━━ Data excerpts ━━

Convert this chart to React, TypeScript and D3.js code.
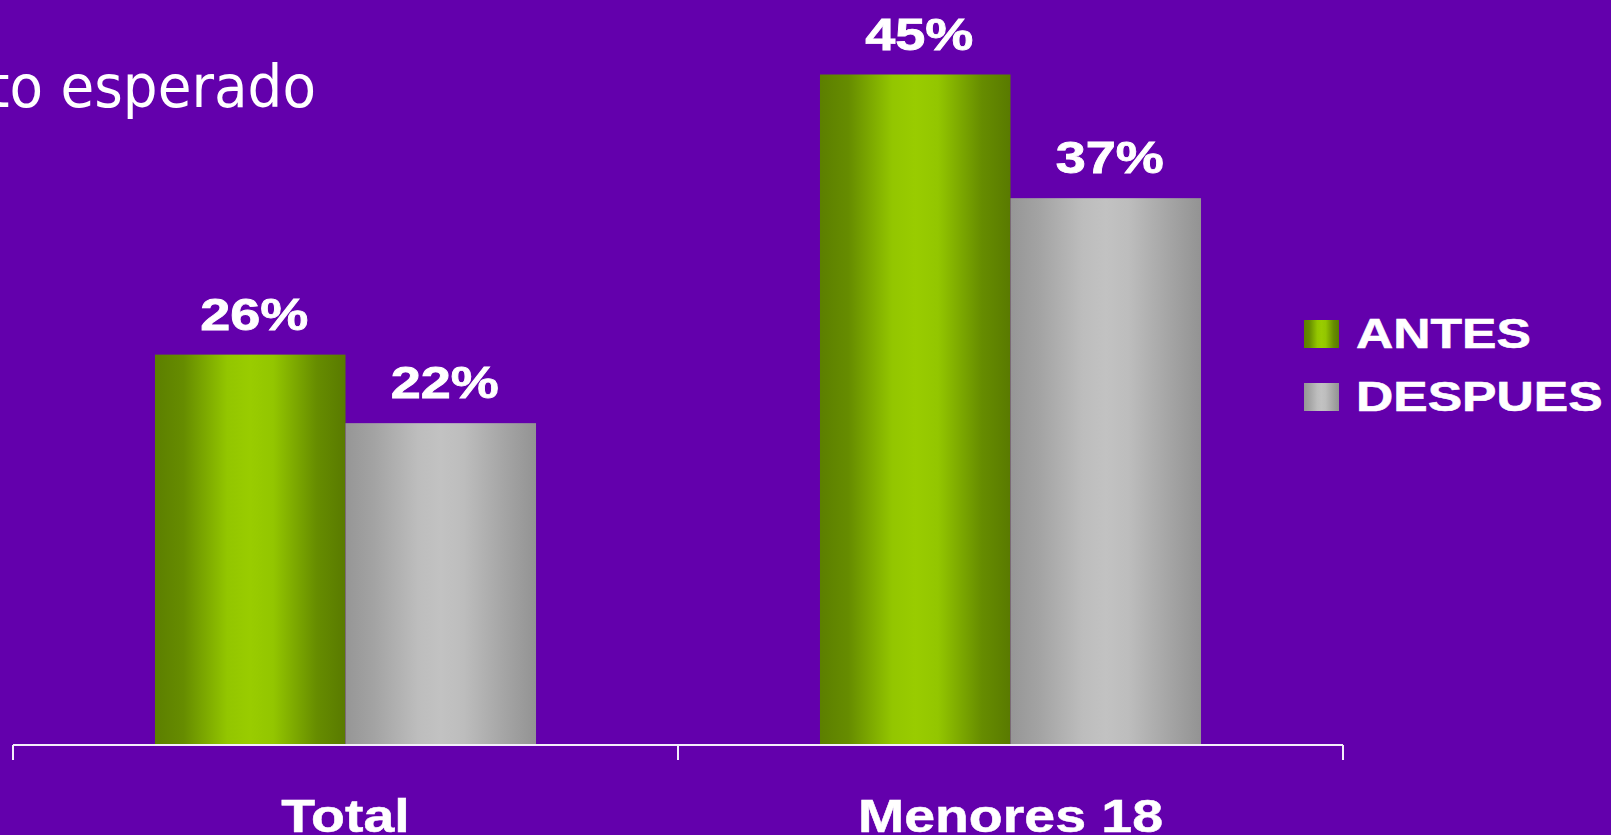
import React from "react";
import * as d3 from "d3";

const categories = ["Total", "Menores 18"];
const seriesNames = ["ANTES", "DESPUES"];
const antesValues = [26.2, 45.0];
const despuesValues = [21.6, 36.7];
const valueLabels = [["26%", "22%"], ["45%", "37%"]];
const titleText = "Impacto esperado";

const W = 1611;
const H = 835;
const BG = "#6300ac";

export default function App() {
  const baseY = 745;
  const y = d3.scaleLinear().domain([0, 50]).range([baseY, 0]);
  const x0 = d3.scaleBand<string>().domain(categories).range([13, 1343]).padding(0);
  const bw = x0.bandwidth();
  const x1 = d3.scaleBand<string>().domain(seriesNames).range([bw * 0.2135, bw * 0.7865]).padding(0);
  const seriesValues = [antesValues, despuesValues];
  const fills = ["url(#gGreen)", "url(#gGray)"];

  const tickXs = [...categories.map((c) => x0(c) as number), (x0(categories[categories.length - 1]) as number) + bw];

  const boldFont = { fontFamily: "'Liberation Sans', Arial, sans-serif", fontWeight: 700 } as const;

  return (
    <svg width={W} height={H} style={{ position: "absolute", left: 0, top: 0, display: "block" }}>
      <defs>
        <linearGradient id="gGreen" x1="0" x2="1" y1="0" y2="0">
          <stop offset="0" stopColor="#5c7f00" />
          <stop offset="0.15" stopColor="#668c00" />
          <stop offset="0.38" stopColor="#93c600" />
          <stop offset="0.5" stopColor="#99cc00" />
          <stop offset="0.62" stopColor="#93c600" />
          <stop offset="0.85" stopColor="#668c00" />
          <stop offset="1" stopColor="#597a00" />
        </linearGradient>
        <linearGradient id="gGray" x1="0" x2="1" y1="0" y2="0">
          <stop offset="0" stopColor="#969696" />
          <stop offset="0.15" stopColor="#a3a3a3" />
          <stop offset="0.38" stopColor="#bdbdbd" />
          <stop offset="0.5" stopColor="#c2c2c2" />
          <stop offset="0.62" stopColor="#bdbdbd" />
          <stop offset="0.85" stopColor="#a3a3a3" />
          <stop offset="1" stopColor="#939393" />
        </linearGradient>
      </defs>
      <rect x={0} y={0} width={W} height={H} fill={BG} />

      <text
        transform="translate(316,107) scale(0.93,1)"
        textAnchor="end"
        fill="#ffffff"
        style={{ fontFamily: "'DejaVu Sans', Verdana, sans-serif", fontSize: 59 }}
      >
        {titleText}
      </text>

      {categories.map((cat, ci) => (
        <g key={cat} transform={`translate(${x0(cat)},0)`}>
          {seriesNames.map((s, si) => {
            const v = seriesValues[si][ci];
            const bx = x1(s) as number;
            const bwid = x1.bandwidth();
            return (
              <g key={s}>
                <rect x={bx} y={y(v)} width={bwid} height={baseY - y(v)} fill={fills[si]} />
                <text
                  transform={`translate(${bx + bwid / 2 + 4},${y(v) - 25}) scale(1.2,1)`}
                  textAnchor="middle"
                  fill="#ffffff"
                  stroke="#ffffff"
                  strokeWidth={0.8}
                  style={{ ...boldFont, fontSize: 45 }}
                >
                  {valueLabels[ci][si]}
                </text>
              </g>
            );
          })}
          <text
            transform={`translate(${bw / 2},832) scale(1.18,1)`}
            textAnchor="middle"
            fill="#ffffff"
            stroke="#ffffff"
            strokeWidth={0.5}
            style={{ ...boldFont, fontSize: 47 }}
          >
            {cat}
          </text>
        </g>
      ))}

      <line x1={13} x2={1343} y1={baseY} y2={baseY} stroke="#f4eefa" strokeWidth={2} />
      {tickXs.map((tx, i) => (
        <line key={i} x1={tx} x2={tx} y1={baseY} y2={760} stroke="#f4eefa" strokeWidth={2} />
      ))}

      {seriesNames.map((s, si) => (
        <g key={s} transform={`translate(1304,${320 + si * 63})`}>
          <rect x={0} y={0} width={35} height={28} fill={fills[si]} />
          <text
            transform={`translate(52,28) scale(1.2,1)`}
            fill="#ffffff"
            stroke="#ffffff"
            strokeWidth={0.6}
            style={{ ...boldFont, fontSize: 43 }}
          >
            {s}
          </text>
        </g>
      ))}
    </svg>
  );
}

━━━
━━ Data excerpts ━━

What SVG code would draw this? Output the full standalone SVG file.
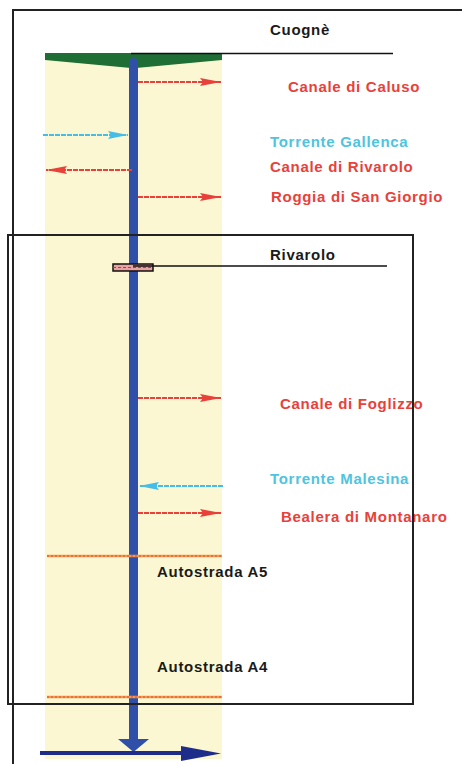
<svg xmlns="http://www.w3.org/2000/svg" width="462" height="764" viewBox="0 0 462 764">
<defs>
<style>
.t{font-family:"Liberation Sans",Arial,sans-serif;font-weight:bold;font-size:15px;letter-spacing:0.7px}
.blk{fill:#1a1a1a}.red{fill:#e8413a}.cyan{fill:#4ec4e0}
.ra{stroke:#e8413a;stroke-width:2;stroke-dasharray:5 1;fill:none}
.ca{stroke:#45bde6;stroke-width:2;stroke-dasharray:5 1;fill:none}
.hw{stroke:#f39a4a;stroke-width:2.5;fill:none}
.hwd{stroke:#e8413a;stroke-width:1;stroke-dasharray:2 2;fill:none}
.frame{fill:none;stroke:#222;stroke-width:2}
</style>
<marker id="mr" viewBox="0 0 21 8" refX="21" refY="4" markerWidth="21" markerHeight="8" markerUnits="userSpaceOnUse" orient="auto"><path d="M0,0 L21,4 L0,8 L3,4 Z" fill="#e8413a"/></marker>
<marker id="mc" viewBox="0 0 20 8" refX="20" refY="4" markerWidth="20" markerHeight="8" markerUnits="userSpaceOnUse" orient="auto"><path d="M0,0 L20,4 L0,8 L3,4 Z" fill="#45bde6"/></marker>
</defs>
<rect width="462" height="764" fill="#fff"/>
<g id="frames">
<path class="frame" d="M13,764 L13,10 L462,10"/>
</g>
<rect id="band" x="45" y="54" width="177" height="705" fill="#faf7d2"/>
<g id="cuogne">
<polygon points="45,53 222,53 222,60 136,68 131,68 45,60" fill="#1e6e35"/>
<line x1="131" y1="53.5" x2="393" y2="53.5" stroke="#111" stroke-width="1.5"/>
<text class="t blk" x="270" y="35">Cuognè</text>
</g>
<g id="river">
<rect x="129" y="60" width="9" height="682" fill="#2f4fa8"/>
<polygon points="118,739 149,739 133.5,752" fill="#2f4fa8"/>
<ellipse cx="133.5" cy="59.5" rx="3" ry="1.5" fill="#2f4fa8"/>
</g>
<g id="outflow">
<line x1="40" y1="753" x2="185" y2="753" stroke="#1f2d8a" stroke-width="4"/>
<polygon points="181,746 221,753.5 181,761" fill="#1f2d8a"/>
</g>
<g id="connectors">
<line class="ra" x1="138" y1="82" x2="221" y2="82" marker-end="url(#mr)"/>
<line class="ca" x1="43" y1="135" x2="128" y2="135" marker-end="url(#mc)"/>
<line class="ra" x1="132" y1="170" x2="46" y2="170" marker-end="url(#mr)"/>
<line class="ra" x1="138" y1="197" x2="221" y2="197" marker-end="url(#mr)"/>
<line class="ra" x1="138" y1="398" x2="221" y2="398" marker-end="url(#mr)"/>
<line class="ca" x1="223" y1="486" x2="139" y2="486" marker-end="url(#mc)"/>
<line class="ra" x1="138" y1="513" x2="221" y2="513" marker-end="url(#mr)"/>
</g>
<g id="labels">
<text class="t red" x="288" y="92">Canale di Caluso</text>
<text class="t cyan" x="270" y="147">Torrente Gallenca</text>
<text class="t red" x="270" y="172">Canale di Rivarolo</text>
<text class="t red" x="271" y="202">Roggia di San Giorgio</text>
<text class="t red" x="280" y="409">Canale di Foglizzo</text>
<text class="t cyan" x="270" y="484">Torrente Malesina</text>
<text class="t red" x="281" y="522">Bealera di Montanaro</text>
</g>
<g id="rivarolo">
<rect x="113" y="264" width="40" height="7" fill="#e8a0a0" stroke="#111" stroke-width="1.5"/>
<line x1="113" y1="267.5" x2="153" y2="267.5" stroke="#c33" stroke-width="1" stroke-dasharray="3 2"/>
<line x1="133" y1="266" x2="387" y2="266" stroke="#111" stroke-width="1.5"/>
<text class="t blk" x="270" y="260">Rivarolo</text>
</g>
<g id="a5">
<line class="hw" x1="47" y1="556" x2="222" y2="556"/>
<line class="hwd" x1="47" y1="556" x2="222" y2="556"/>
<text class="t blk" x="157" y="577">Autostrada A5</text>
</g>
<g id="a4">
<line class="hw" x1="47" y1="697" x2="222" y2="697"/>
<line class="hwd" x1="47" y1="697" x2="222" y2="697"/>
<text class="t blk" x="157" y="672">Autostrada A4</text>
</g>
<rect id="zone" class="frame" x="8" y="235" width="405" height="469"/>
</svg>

━━━

[Written exercise]
Word for word, retype the lines in the entries above that run from the one with "Convert this chart" through the one with "import * as". Both ends count; pictures do not.

[Response to the task]
Convert this chart to React, TypeScript and D3.js code.
import React from "react";
import * as d3 from "d3";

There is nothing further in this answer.